## Instructions for the task
Exactly retype the lines from the top of the data through the line containing "(9.5pt,-11pt) rectangle (1291.5pt,-480pt);", leaving out every picture.

## Available data
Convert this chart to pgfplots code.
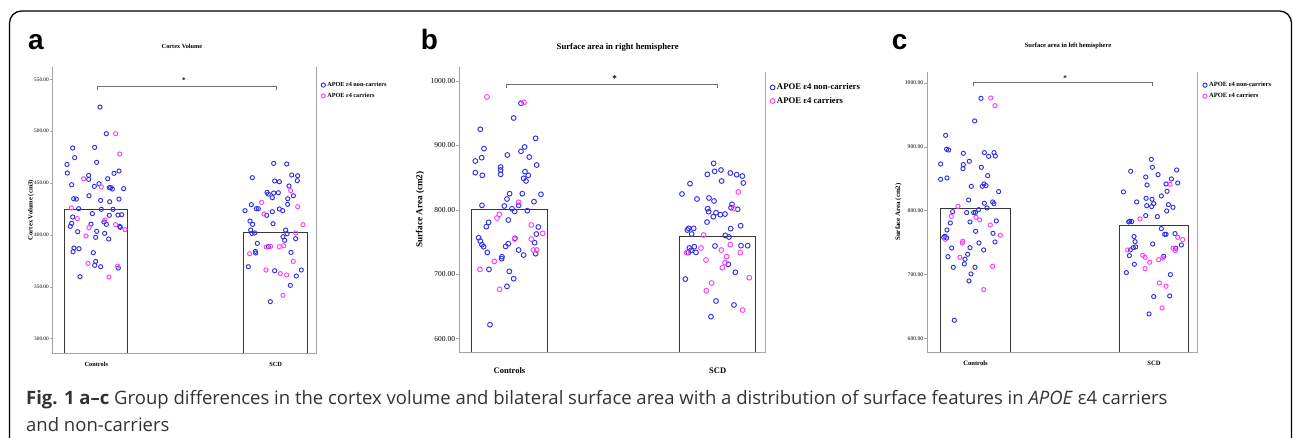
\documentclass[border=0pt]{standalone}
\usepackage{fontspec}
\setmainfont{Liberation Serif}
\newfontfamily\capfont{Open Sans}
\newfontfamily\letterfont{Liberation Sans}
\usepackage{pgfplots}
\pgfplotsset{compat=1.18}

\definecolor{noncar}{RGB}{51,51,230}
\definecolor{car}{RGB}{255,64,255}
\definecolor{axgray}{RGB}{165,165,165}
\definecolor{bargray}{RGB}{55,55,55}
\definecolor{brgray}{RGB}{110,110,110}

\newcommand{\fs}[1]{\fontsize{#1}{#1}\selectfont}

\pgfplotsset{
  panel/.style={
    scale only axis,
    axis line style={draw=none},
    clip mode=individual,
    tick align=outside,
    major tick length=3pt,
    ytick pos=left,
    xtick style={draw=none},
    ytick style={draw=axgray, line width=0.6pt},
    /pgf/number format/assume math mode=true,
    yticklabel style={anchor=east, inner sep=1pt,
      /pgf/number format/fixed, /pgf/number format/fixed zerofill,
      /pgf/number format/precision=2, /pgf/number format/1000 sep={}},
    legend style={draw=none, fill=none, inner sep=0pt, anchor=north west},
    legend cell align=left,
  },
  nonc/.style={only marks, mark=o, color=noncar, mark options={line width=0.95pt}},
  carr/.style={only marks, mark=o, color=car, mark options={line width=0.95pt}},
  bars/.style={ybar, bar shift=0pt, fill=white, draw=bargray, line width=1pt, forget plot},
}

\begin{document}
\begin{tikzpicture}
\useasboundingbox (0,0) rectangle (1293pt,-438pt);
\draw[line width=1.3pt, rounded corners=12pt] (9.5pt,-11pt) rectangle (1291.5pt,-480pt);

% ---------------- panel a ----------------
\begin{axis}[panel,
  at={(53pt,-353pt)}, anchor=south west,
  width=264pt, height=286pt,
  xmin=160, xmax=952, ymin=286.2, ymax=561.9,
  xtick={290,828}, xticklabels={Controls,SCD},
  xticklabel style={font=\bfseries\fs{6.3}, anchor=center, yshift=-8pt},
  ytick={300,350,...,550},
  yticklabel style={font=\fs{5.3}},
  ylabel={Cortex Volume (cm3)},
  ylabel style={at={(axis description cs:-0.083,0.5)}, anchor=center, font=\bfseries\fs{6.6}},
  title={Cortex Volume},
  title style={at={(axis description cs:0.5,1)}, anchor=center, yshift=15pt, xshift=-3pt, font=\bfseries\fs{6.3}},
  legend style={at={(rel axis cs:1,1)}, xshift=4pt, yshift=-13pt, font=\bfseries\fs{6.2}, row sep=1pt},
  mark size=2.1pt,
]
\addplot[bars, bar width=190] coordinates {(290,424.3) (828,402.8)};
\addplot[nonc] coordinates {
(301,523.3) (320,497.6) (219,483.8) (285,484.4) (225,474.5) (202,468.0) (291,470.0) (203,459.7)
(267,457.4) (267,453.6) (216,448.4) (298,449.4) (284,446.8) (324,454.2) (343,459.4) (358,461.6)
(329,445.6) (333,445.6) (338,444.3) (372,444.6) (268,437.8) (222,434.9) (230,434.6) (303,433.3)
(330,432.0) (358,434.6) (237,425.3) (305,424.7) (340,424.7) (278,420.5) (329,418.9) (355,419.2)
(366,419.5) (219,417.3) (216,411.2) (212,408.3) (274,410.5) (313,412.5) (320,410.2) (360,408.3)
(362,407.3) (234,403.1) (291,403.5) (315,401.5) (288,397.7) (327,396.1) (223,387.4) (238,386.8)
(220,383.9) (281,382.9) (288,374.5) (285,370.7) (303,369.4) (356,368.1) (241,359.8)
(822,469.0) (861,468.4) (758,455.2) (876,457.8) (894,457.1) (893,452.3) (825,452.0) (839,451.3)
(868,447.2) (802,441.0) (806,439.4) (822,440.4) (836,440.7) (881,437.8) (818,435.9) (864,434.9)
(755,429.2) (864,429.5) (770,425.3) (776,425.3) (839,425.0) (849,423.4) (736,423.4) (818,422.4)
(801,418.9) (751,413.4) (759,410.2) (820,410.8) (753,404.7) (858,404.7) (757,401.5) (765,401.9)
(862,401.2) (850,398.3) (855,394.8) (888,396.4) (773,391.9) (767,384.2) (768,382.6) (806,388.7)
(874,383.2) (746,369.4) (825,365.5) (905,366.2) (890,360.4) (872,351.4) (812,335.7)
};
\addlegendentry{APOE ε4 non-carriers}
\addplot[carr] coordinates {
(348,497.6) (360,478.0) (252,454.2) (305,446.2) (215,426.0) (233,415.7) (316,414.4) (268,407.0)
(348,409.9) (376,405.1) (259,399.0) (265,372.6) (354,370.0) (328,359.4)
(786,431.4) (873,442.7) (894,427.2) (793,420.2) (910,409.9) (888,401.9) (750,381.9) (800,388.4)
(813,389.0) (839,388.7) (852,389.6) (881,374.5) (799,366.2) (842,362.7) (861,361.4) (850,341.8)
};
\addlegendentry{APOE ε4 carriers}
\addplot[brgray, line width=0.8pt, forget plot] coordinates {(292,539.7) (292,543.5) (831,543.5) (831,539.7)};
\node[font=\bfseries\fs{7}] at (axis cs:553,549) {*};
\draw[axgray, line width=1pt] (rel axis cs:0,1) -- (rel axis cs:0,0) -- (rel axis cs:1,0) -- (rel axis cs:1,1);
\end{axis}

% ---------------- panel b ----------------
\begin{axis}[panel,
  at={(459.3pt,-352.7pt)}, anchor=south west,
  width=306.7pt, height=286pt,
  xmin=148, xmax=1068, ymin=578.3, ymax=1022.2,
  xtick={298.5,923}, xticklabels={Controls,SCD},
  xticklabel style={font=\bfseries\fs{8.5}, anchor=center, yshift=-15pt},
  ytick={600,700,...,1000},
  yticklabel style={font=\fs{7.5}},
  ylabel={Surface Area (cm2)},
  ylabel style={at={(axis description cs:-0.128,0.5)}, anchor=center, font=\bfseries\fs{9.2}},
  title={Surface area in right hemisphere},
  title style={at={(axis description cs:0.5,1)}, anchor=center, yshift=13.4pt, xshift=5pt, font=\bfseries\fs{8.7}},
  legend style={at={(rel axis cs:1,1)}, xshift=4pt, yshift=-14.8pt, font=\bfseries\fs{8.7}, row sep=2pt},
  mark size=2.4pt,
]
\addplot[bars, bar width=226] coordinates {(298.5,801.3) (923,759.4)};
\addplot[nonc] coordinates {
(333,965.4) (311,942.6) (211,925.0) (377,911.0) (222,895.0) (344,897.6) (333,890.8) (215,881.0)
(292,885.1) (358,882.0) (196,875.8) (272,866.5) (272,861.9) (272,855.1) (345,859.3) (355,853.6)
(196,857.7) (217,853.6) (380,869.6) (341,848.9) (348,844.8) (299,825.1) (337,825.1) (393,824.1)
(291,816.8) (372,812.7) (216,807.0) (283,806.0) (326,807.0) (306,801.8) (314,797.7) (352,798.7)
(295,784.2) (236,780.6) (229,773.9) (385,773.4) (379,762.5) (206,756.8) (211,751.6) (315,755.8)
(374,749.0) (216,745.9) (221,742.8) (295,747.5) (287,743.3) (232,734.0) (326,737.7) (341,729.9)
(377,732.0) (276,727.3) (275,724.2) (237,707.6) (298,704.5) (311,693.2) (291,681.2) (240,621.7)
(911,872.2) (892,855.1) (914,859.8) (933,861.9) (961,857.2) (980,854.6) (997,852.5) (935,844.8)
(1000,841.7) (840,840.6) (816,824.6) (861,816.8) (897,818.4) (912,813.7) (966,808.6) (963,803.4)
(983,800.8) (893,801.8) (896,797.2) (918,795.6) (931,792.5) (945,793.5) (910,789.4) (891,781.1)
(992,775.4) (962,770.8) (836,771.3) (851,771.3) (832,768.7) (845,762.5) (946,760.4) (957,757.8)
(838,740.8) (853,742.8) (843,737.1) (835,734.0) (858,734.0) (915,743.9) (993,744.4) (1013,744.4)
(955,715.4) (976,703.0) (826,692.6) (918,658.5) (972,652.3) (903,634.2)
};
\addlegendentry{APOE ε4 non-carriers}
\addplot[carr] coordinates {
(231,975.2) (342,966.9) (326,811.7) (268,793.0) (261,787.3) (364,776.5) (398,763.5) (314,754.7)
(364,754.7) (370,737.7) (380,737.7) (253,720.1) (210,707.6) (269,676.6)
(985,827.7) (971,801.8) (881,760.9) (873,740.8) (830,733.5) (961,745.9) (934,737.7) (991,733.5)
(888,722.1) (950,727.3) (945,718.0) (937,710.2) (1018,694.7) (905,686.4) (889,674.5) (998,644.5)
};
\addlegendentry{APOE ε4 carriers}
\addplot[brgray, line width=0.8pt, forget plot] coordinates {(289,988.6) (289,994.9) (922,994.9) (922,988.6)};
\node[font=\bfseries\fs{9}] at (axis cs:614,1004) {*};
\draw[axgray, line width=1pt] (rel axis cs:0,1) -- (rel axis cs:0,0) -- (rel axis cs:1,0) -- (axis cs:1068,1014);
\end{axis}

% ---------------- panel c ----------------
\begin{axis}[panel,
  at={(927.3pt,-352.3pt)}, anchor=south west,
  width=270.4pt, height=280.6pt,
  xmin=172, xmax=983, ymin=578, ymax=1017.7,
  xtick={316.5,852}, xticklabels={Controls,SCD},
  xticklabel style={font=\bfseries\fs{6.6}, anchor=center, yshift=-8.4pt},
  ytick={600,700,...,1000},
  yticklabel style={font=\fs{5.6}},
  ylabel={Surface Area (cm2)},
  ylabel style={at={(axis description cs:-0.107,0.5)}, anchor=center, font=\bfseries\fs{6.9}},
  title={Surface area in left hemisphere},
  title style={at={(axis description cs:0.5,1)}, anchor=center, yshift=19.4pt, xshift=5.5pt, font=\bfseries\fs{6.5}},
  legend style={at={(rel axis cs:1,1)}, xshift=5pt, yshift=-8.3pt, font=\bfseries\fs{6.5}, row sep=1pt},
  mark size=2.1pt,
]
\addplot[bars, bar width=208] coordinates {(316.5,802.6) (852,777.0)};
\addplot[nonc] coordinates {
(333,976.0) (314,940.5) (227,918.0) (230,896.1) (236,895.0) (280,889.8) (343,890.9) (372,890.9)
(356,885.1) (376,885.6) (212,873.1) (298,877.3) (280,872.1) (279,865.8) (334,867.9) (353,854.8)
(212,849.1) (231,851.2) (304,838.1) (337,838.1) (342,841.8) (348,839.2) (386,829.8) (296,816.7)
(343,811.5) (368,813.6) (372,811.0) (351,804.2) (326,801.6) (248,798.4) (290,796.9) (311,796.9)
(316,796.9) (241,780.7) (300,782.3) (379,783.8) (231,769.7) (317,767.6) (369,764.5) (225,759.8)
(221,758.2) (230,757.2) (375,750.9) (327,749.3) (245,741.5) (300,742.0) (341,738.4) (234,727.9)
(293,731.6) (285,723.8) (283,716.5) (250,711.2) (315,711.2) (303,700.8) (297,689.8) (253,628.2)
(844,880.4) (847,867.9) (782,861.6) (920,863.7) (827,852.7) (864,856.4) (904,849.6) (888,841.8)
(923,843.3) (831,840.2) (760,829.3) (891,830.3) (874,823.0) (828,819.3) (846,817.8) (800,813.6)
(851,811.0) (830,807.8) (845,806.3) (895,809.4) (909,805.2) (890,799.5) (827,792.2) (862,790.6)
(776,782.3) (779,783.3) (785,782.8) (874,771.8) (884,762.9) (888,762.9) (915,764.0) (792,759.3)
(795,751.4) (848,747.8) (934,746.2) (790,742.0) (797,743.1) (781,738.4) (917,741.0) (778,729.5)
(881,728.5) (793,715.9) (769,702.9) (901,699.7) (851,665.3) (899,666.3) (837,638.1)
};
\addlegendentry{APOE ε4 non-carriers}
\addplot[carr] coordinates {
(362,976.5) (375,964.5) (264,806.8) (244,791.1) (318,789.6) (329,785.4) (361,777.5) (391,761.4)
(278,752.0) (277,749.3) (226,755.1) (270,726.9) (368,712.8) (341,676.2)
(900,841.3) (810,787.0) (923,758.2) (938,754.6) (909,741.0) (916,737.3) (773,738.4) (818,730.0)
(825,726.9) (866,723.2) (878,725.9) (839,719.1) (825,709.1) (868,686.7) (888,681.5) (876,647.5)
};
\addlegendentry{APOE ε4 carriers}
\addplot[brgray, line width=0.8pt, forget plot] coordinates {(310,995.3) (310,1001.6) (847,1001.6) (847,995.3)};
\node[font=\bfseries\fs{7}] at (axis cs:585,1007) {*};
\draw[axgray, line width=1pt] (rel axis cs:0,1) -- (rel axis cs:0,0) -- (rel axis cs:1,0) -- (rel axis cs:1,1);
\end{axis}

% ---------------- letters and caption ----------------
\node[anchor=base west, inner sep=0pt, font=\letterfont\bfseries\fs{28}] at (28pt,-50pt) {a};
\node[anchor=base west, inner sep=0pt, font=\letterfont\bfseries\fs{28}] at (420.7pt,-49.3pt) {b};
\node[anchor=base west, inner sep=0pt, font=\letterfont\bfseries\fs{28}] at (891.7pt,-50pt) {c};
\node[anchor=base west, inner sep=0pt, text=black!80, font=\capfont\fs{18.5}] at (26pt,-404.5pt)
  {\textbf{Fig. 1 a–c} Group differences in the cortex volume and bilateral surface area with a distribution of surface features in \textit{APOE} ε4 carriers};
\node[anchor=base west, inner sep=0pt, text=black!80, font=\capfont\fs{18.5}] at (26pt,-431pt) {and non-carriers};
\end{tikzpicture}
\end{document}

## Exercise result
Convert this chart to pgfplots code.
\documentclass[border=0pt]{standalone}
\usepackage{fontspec}
\setmainfont{Liberation Serif}
\newfontfamily\capfont{Open Sans}
\newfontfamily\letterfont{Liberation Sans}
\usepackage{pgfplots}
\pgfplotsset{compat=1.18}

\definecolor{noncar}{RGB}{51,51,230}
\definecolor{car}{RGB}{255,64,255}
\definecolor{axgray}{RGB}{165,165,165}
\definecolor{bargray}{RGB}{55,55,55}
\definecolor{brgray}{RGB}{110,110,110}

\newcommand{\fs}[1]{\fontsize{#1}{#1}\selectfont}

\pgfplotsset{
  panel/.style={
    scale only axis,
    axis line style={draw=none},
    clip mode=individual,
    tick align=outside,
    major tick length=3pt,
    ytick pos=left,
    xtick style={draw=none},
    ytick style={draw=axgray, line width=0.6pt},
    /pgf/number format/assume math mode=true,
    yticklabel style={anchor=east, inner sep=1pt,
      /pgf/number format/fixed, /pgf/number format/fixed zerofill,
      /pgf/number format/precision=2, /pgf/number format/1000 sep={}},
    legend style={draw=none, fill=none, inner sep=0pt, anchor=north west},
    legend cell align=left,
  },
  nonc/.style={only marks, mark=o, color=noncar, mark options={line width=0.95pt}},
  carr/.style={only marks, mark=o, color=car, mark options={line width=0.95pt}},
  bars/.style={ybar, bar shift=0pt, fill=white, draw=bargray, line width=1pt, forget plot},
}

\begin{document}
\begin{tikzpicture}
\useasboundingbox (0,0) rectangle (1293pt,-438pt);
\draw[line width=1.3pt, rounded corners=12pt] (9.5pt,-11pt) rectangle (1291.5pt,-480pt);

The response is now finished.